I don’t think so but than again I am only aware of a few.
Will netlabels be obsolete before 2025?
Does your netlabel align with any political or philosophical positions or thoughts? Do you get involved with politics at all as a netlabel?
Well in this political climate around the world how can you not be even a little? Rex/Taylor put out Jazz Against Xenophobia recently on MAS. They are Brits so they are dealing with their problems with Brexit and now Trump is you know putting is on an unstoppable collision course with death. It’s hard not to be aware.
How do you feel that netlabels as a phenomenon overlap with any other artist practices – cassette trading, mail art, etc? Is there any overlap with podcasts, podfiction/netfiction, or any other art that is distributed for free?
Sure it’s still DIY except it got easier and cheaper. It can thrive just like anywhere else with any other medium.
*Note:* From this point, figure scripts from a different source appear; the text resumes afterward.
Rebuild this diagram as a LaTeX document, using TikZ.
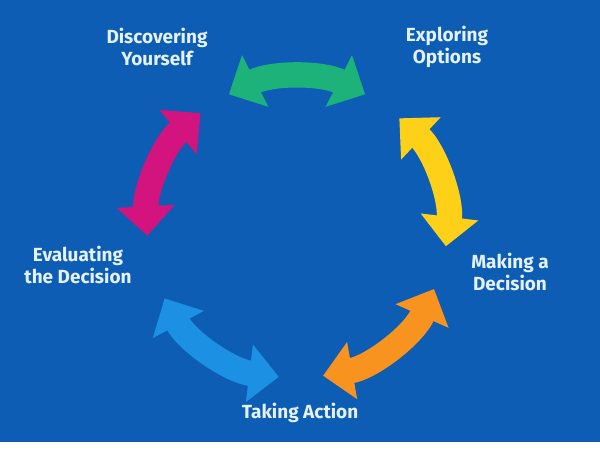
\documentclass[tikz,border=0pt]{standalone}
\usepackage{fontspec}
\setsansfont{Fira Sans}
\usetikzlibrary{arrows.meta}
\definecolor{bgblue}{HTML}{0D5DB4}
\definecolor{labeltext}{HTML}{E4F2FF}
\definecolor{cgreen}{HTML}{1DB27A}
\definecolor{cyellow}{HTML}{FFD018}
\definecolor{corange}{HTML}{F7931E}
\definecolor{cblue}{HTML}{1C90E2}
\definecolor{cmagenta}{HTML}{D3137E}
\tikzset{
  steplabel/.style={text=labeltext, align=center, font=\sffamily\bfseries\fontsize{27}{32}\selectfont},
  cyclearrow/.style={line width=36pt, {Triangle[width=80pt,length=42pt]}-{Triangle[width=80pt,length=42pt]}}
}
\begin{document}
\begin{tikzpicture}[x=0.5mm,y=0.5mm]
    %% background
    \fill[white] (0,0) rectangle (600,450);
    \fill[bgblue] (0,8) rectangle (600,450);
    \coordinate (hub) at (297,222);
    %% the five arrows round the cycle
    \draw[cyclearrow, draw=cgreen] (hub) ++(117:150) arc[start angle=117, end angle=63, radius=150];
    \draw[cyclearrow, draw=cyellow] (hub) ++(47:150) arc[start angle=47, end angle=-7, radius=150];
    \draw[cyclearrow, draw=corange] (hub) ++(-24:150) arc[start angle=-24, end angle=-80, radius=150];
    \draw[cyclearrow, draw=cblue] (hub) ++(-97:150) arc[start angle=-97, end angle=-152, radius=150];
    \draw[cyclearrow, draw=cmagenta] (hub) ++(-177:150) arc[start angle=-177, end angle=-230, radius=150];
    %% labels
    \node[steplabel] (discover) at (157,403) {Discovering\\Yourself};
    \node[steplabel] (explore) at (447,403) {Exploring\\Options};
    \node[steplabel] (decide) at (510,178) {Making a\\Decision};
    \node[steplabel] (evaluate) at (78,185) {Evaluating\\the Decision};
    \node[steplabel] (action) at (300,37) {Taking Action};
\end{tikzpicture}
\end{document}
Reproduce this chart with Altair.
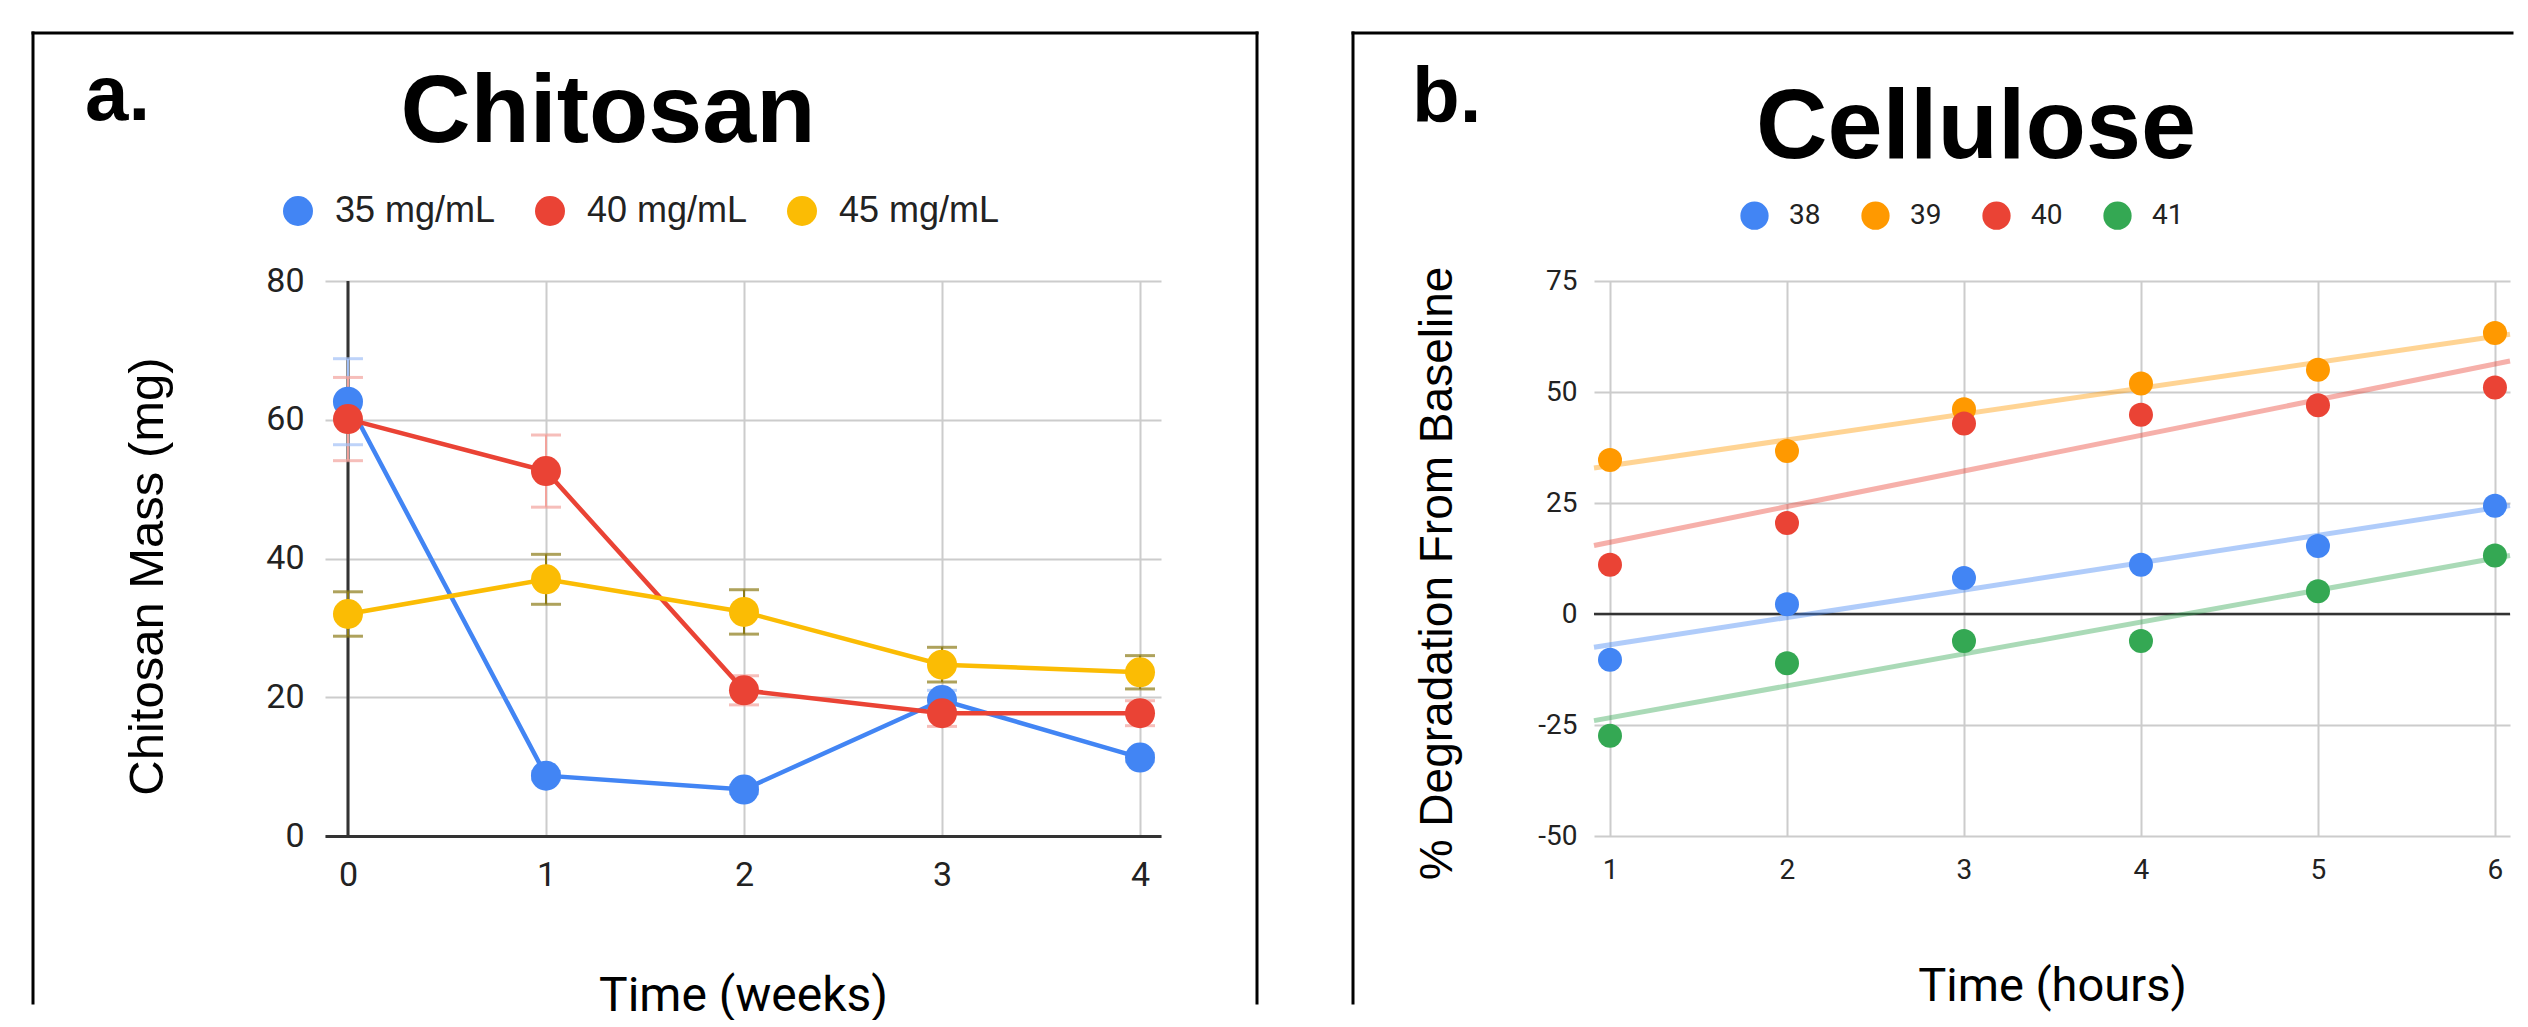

It’s all symbiotic, it always has been just the materials change.
Are you aware of a chronological history of netlabels? If yes, what is it?
I have no idea, can you elaborate?
Is there anything else you would like to write about that wasn’t included here?
I want to shout out to the people and projects on MAS. Thanks for involving me and MAS in your musical journey. My wife Carolynn and kids, sorry if I’m in my phone more than I should be, thanks for the support.
If there are any video artists that want to make and post videos for us, get in touch.
If anyone is in Africa, Australia or Antarctica and make music or sounds that might fit on MAS hit me up. I am trying to release something from every continent. Anyone else from the other four continents or space hit me up as well. firstname.lastname@example.org
Or if you want to put large sums of money in my PayPal account, it’s our secret. email@example.com
What questions would you ask other people who run netlabels?
Where does it go from here? What other social media site is useful? Does anyone venture off line to get their music promoted?